The film is about the Great Trek of the Boers that is the ancestors of the Afrikaners in South Africa. These people traversed South Africa looking for a place to settle, dispossessing the indigenous natives along the way. This film focuses on the battle of Blood River which took place on December, 16, 1838, a day that lives on in infamy, to borrow a phrase from FDR. I think the festival directors would have been better served showing this on day 3, December 16, it has symmetry to it. The Boers equipped with gun powder and rifles massacred Dingaan the Zulu King’s warriors and it is this event that is celebrated in the film.
The filmmaker to be fair cast Africans in their roles rather than whites with painted faces that was the staple of minstrel shows and Hollywood at the time. That is the most I can say for the film the rest is painful to watch, the African stereotypes of gullibility, servility are there for all to see. It is humiliating to watch the proud Zulu warrior, Sobhuza portrayed as a man who owes his conscience to Christianity as taught to him by a white missionary. Any student of South African history will cringe at the premise of this film.

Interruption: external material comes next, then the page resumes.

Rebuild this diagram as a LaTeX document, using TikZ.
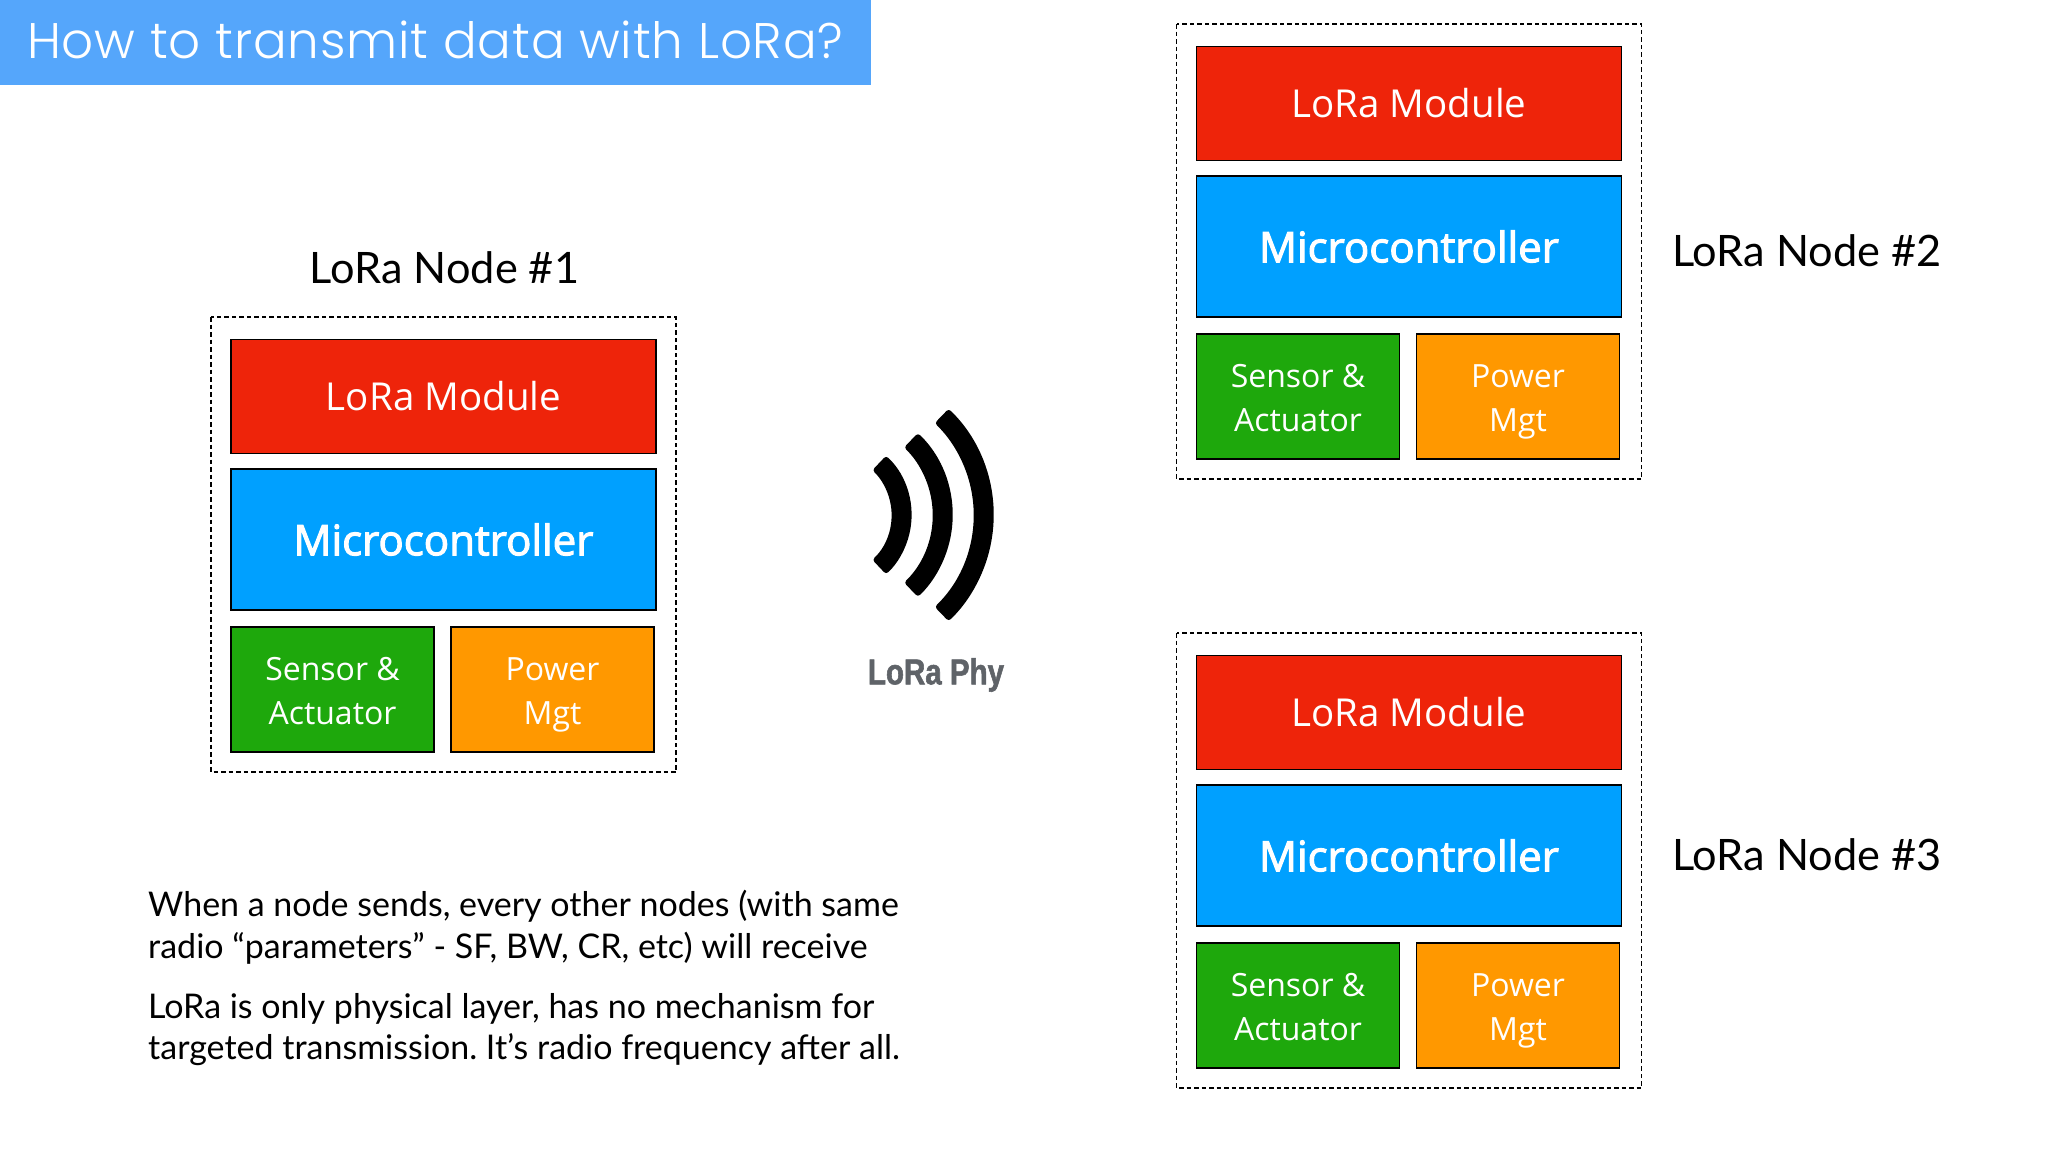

It is also worth mentioning that most nations have exploited each other before or since, the Zulu empire itself was built on exploiting among others the Khoesan who are the South African aboriginals, so called bush men. Therefore my issue with the film is not only personal moral reservations about lionizing exploitation but also portraying the victims of exploitation as better off for it, even complicit in their own downpression and the perpetrators as noble in their intentions that just happen to involve  plunder.
The duplicity of the  white settlers in manipulating the Zulu’s to turn against each other best seen when Sobhuza assassinates  King Dingaan, because the latter killed  Sobhuza’s baas(South African slang for slave owner); Piet Retief, is glossed over and the weak mindedness of King Dingaan or his lack of intellectual self defence played up.
Film some say has no responsibility other than to entertain but film has been used by among others Leni Reifenstahl, a Nazi apologist, even our own government, to manufacture consent, propaganda which history itself is guilty of.
 Bantu education springs to mind, South African youths were taught self loathing( a government policy mind you) that is at the root at many of the problems in the black community, such as xenophobia, the very problems that the late great, Steve Bantu Biko dared to confront through his Black Consciencessness Movement.
All in all it’s a film worth seeing if only to recognize the propaganda value of film. Be that as it may I was entertained by Percussion Discussion’s live score, clearly offended and yet I can’t say my understanding of South African history is enhanced at all by this film. Don’t take my word for it though, come on down to the UNCC (National Theatre) and see for yourself.